Interview: In our conversation with filmmaker Andrew Stephen Lee we could learn more about his short film “Manila is Full of Men named Boy“, which won the Golden Horseman for the ‘Best Short Fiction Film’ at the 31st Filmfest Dresden. He talks about the making of the film, why he opted for a black-and-white production and what value he attributes to film in society in general.

Can you tell me about the origins of your short film “Manila is Full of Men named Boy“? Do autobiographical elements play a role? 
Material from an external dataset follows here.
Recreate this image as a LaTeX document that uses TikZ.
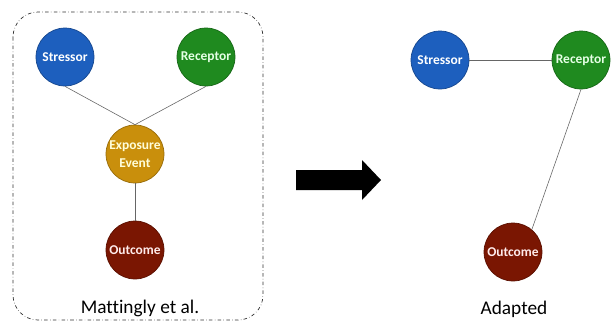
\documentclass[tikz,border=0pt]{standalone}
\usepackage{fontspec}
\setmainfont{Carlito}[Ligatures=NoCommon]
\definecolor{strblue}{HTML}{1D5FBE}
\definecolor{recgreen}{HTML}{1F8A1F}
\definecolor{expgold}{HTML}{C98F0C}
\definecolor{outred}{HTML}{7A1602}

\begin{document}
\begin{tikzpicture}[x=0.03cm, y=-0.03cm,
  factor/.style={draw, circle, minimum size=1.74cm, inner sep=0pt, line width=0.6pt, font=\fontsize{11.5}{12}\selectfont\bfseries},
  link/.style={draw=gray!80!black, line width=0.5pt}]
\useasboundingbox (0,0) rectangle (613,324);
% left: Mattingly et al.
\draw[dash dot, line width=0.6pt, rounded corners=0.75cm, black!80] (13,12) rectangle (263,320);
\node[factor, fill=strblue, draw=strblue!75!black, text=white] (S1) at (65,57) {Stressor};
\node[factor, fill=recgreen, draw=recgreen!75!black, text=green!10] (R1) at (206,57) {Receptor};
\node[factor, fill=expgold, draw=expgold!75!black, text=yellow!15, align=center, font=\fontsize{11.5}{15}\selectfont\bfseries] (E1) at (135,154) {Exposure\\Event};
\node[factor, fill=outred, draw=outred!75!black, text=red!8] (O1) at (135,250) {Outcome};
\draw[link] (S1.south) -- (E1.north);
\draw[link] (R1.south) -- (E1.north);
\draw[link] (E1.south) -- (O1.north);
\node[font=\fontsize{16.5}{18}\selectfont] (L1) at (140,308) {Mattingly et al.};
% arrow
\fill (296,170) -- (362,170) -- (362,160) -- (381,180) -- (362,200) -- (362,190) -- (296,190) -- cycle;
% right: adapted
\node[factor, fill=strblue, draw=strblue!75!black, text=white] (S2) at (440,60) {Stressor};
\node[factor, fill=recgreen, draw=recgreen!75!black, text=green!10] (R2) at (581,60) {Receptor};
\node[factor, fill=outred, draw=outred!75!black, text=red!8] (O2) at (513,252) {Outcome};
\draw[link] (S2) -- (R2);
\draw[link] (R2.south) -- (O2.50);
\node[font=\fontsize{16.5}{18}\selectfont] (L2) at (514,309) {Adapted};
\end{tikzpicture}
\end{document}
The ideas behind the film came from a long two year writing period. The film first began as a serious drama from a news report that I read…but it slowly morphed into something else while I was living in Manila and hanging out with my family. I was trying to understand my own perspective of a place that seems familiar and distant at the same time. So, inspired to find what my favorite artist, Robert Frank, says as “things that are there, anywhere and everywhere – easily found, not easily selected and interpreted,” I began to think about the Philippines and America – their relationship and then my own identity being a dual citizen. What did that mean to me and what did that mean to other people…people I didn’t know, and my family? A lot of the film was actually shaped by my family: the film is shot at my ancestral home in Quezon City, where my grandmother raised seven children. And the scenes with all the men, they were inspired by parties that happened at an auto-machanic shop next door. I even put a family member of mine in the film – the character who gets up and dances and drinks a lot.  So really, after I found a structure, it became a process of trying to break down and process my own experience. 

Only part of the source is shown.